10 July 2020, 1:00 pm, online (Please note the unusual time; the talk will be online)

Title: Relational Artificial Intelligence notesvideo
Speaker: Molham Aref, RelationalAI
Abstract: In this talk, I will make the case for a first-principles approach to machine learning over relational databases that exploits recent development in database systems and theory. The input to learning classification and regression models is defined by feature extraction queries over relational databases. The mainstream approach to learning over relational data is to materialize the results of the feature extraction query, export it out of the database, and then learn over it using statistical software packages. These three steps are expensive and unnecessary. Instead, one can cast the machine learning problem as a database problem, keeping the feature extraction query unmaterialized and using a new generation of meta-algorithms to push the learning through the query. The performance of this approach benefits tremendously from structural properties of the relational data and of the feature extraction query; such properties may be algebraic (semi-ring), combinatorial (hypertree width), or statistical (sampling). Performance is further improved by leveraging recent advances in compiler technology that eliminate the cost of abstraction and allows us to specialize the computation for specific workloads and datasets. This translates to several orders-of-magnitude speed-up over state-of-the-art systems.

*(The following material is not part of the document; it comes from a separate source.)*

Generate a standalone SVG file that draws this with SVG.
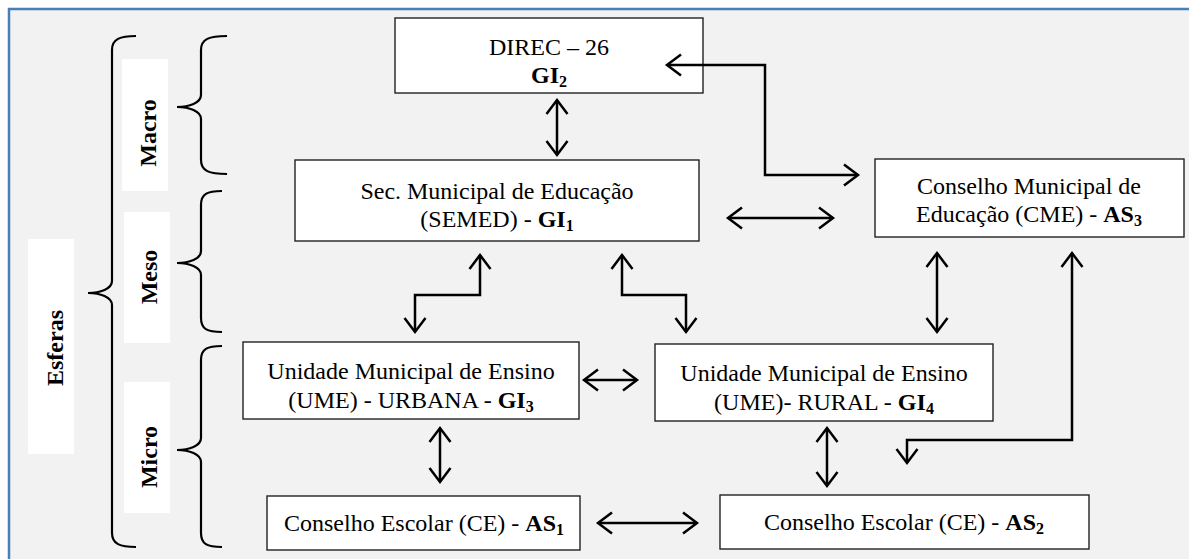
<svg xmlns="http://www.w3.org/2000/svg" width="1189" height="559" viewBox="0 0 1189 559">
<style>
.box{fill:#fff;stroke:#222;stroke-width:1.4}
.t{font-family:"Liberation Serif","Times New Roman",serif;font-size:24px;fill:#000;text-anchor:middle}
.b{font-weight:bold}
.sub{font-size:16px;font-weight:bold}
.lbl{fill:#fff}
.br{fill:none;stroke:#000;stroke-width:2.2}
.c{fill:none;stroke:#000;stroke-width:2.5;marker-start:url(#ah);marker-end:url(#ah)}
</style>
<defs>
<marker id="ah" markerUnits="userSpaceOnUse" markerWidth="30" markerHeight="30" viewBox="-20 -15 30 30" refX="0" refY="0" orient="auto-start-reverse" overflow="visible">
<path d="M-14,-10.5 L0,0 L-14,10.5" fill="none" stroke="#000" stroke-width="2.5"/>
</marker>
</defs>
<rect x="0" y="0" width="1189" height="559" fill="#fff"/>
<rect x="9" y="9" width="1200" height="600" fill="#f2f2f2" stroke="#4a7ebb" stroke-width="2.5"/>

<g id="braces">
<path class="br" d="M136,36 C120,36 112,39 112,50 L112,281 C112,289 100,293 88,293 C100,293 112,297 112,305 L112,533 C112,544 120,547 136,547"/>
<path class="br" d="M227,36 C209,36 201,39 201,50 L201,95 C201,103 189,107 177,107 C189,107 201,111 201,119 L201,160 C201,171 209,174 227,174"/>
<path class="br" d="M222,191 C207,191 201,194 201,205 L201,251 C201,259 189,263 177,263 C189,263 201,267 201,275 L201,318 C201,329 207,332 222,332"/>
<path class="br" d="M222,346 C207,346 201,349 201,360 L201,438 C201,446 189,450 177,450 C189,450 201,454 201,462 L201,533 C201,544 207,547 222,547"/>
</g>

<g id="label-esferas">
<rect class="lbl" x="28" y="239" width="46" height="215"/>
<text class="t b" transform="translate(63,348) rotate(-90)">Esferas</text>
</g>
<g id="label-macro">
<rect class="lbl" x="122" y="59" width="46" height="132"/>
<text class="t b" transform="translate(156,133) rotate(-90)">Macro</text>
</g>
<g id="label-meso">
<rect class="lbl" x="124" y="212" width="46" height="131"/>
<text class="t b" transform="translate(157,277) rotate(-90)">Meso</text>
</g>
<g id="label-micro">
<rect class="lbl" x="124" y="382" width="46" height="131"/>
<text class="t b" transform="translate(157,457) rotate(-90)">Micro</text>
</g>

<g id="node-direc">
<rect class="box" x="395" y="18" width="308" height="75"/>
<text class="t" x="549" y="55">DIREC – 26</text>
<text class="t b" x="549" y="83">GI<tspan class="sub" dy="4">2</tspan></text>
</g>
<g id="node-semed">
<rect class="box" x="295" y="160" width="404" height="81"/>
<text class="t" x="497" y="199">Sec. Municipal de Educação</text>
<text class="t" x="497" y="227">(SEMED) - <tspan class="b">GI</tspan><tspan class="sub" dy="4">1</tspan></text>
</g>
<g id="node-cme">
<rect class="box" x="875" y="159" width="309" height="78"/>
<text class="t" x="1029" y="194">Conselho Municipal de</text>
<text class="t" x="1029" y="222">Educação (CME) - <tspan class="b">AS</tspan><tspan class="sub" dy="4">3</tspan></text>
</g>
<g id="node-urbana">
<rect class="box" x="243" y="342" width="336" height="77"/>
<text class="t" x="411" y="379">Unidade Municipal de Ensino</text>
<text class="t" x="411" y="408">(UME) - URBANA - <tspan class="b">GI</tspan><tspan class="sub" dy="4">3</tspan></text>
</g>
<g id="node-rural">
<rect class="box" x="655" y="344" width="338" height="77"/>
<text class="t" x="824" y="381">Unidade Municipal de Ensino</text>
<text class="t" x="824" y="410">(UME)- RURAL - <tspan class="b">GI</tspan><tspan class="sub" dy="4">4</tspan></text>
</g>
<g id="node-ce1">
<rect class="box" x="267" y="496" width="313" height="54"/>
<text class="t" x="424" y="531">Conselho Escolar (CE) - <tspan class="b">AS</tspan><tspan class="sub" dy="4">1</tspan></text>
</g>
<g id="node-ce2">
<rect class="box" x="720" y="495" width="369" height="54"/>
<text class="t" x="904" y="530">Conselho Escolar (CE) - <tspan class="b">AS</tspan><tspan class="sub" dy="4">2</tspan></text>
</g>

<g id="connectors">
<path class="c" d="M557,100 L557,155"/>
<path class="c" d="M667,65 L765,65 L765,175 L858,175"/>
<path class="c" d="M728,218 L833,218"/>
<path class="c" d="M480,255 L480,295 L415,295 L415,332"/>
<path class="c" d="M622,255 L622,295 L686,295 L686,332"/>
<path class="c" d="M937,253 L937,332"/>
<path class="c" d="M1072,253 L1072,440 L907,440 L907,463"/>
<path class="c" d="M584,380 L637,380"/>
<path class="c" d="M440,428 L440,482"/>
<path class="c" d="M827,428 L827,486"/>
<path class="c" d="M598,523 L697,523"/>
</g>
</svg>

This work is done by my colleagues at RelationalAI and by members of our faculty research network, including Dan Olteanu (Oxford), Maximilian Schleich (Oxford), Ben Moseley (CMU), and XuanLong Nguyen (Michigan).
Bio: Molham Aref is the Chief Executive Officer of RelationalAI. He has more than 28 years of experience in leading organisations that develop and implement high value machine learning and artificial intelligence solutions across various industries. Prior to RelationalAI he was CEO of LogicBlox and Predictix (now Infor), Optimi (now Ericsson), and co-founder of Brickstream (now FLIR). Molham held senior leadership positions at HNC Software (now FICO) and Retek (now Oracle).